Estoy muerta y con vida. El tiempo no existe y todo ocurre a la vez sin poder observarlo en su totalidad. Solo absorbiendo lo que puedo o me permito ser.
No tengo fuerza para hablar, sólo para caminar y pretender que la vida va como siempre. No tengo fuerza para hablar con nadie.
“Qué bueno que hoy vamos a terapia”, me digo al limpiarme las lágrimas en el baño. Aún con los olores es el refugio temporal para desparramarme, en momentos de emergencia no importa cuándo ni dónde.
Perdida en medio del mar, salir a la superficie del agua a respirar, aunque me siga ahogando.
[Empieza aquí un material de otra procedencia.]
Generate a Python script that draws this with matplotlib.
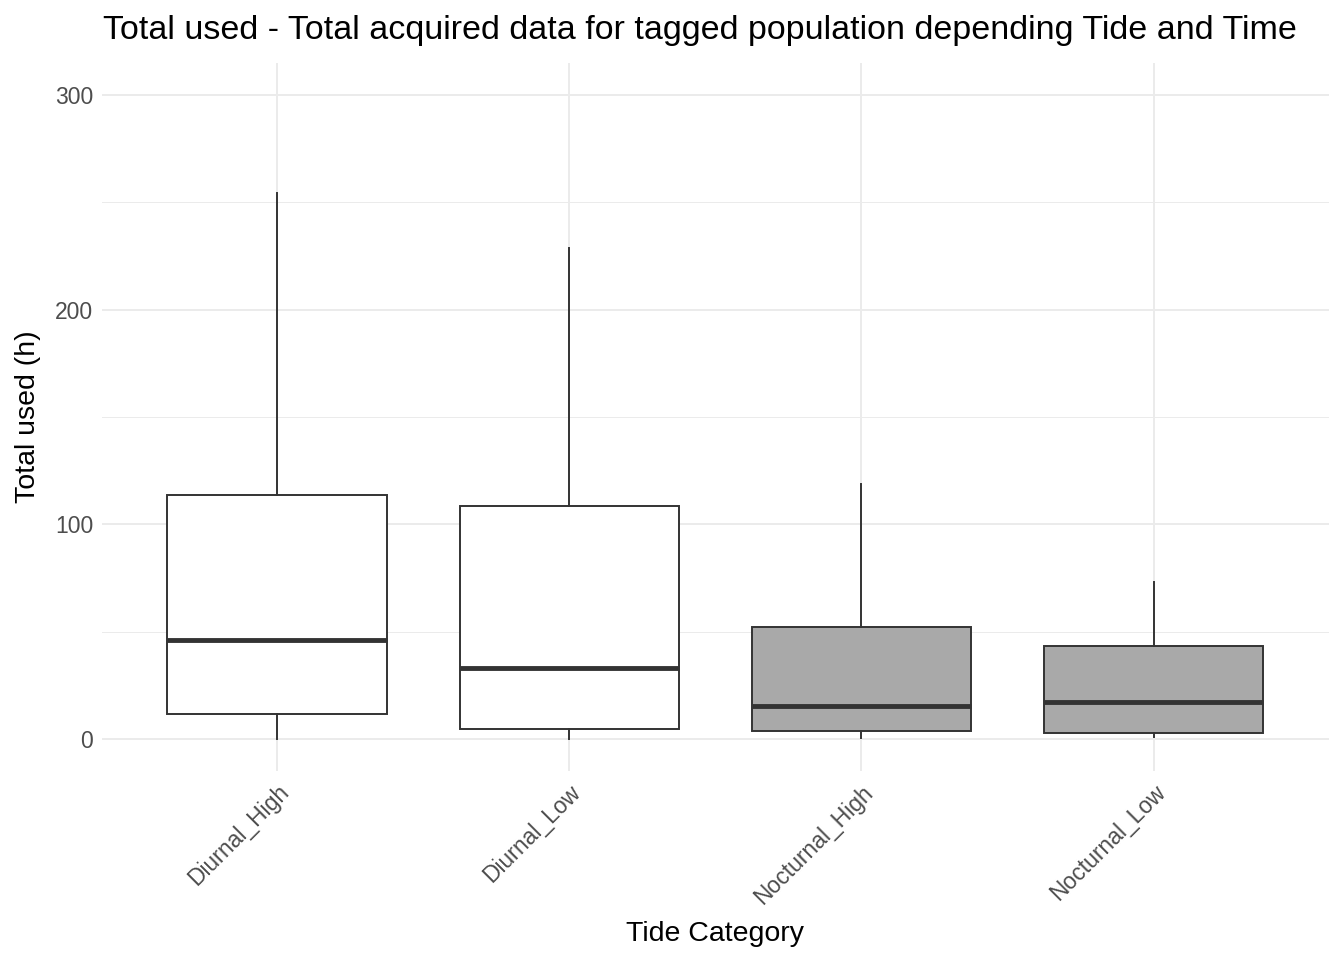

Todas las desiciones están tomadas, los escenarios ocurriendo al mismo tiempo, no tengo la claridad para verlo.
Nada tiene sentido.
Qué difícil es vivir conmigo. Lo digo porque hay días en los que no podemos convivir. Porque todo nos duele, porque cuando creemos que de alguna forma lo estamos logrando viene alguien más a decirnos que no es suficiente.
—Yo hago mucho más que tú.
Lo sé y me pesa. Porque carezco también de la voluntad para hacer cualquier cosa. Porque hay días en que ir al trabajo consume toda mi energía y sólo quiero llegar a desconectarme.
No puedo cruzar fronteras con mis piernas pero de alguna forma he podido viajar con el alma. Aunque no me lleve a ningún lado ni sea real.
La realidad es sentirse como estoy, incompleta, infeliz, al borde un ataque de pánico. La realidad es no tener la fuerza para hablar y sentir que no puedo hablarlo con nadie. Que no me siento preparada para amar, que no me siento suficiente, que la angustia me consume, que me siento herida.
No tengo la fortaleza para confersarlo y alguien más lo hará por mí. No tengo la mente para analizarlo ni el corazón para enmendar mi herida.
No tengo fuerza…
La muerte está en todos lados y es lo único que permancece. Su contraparte no es la vida, sino el amor que no me he podido dar.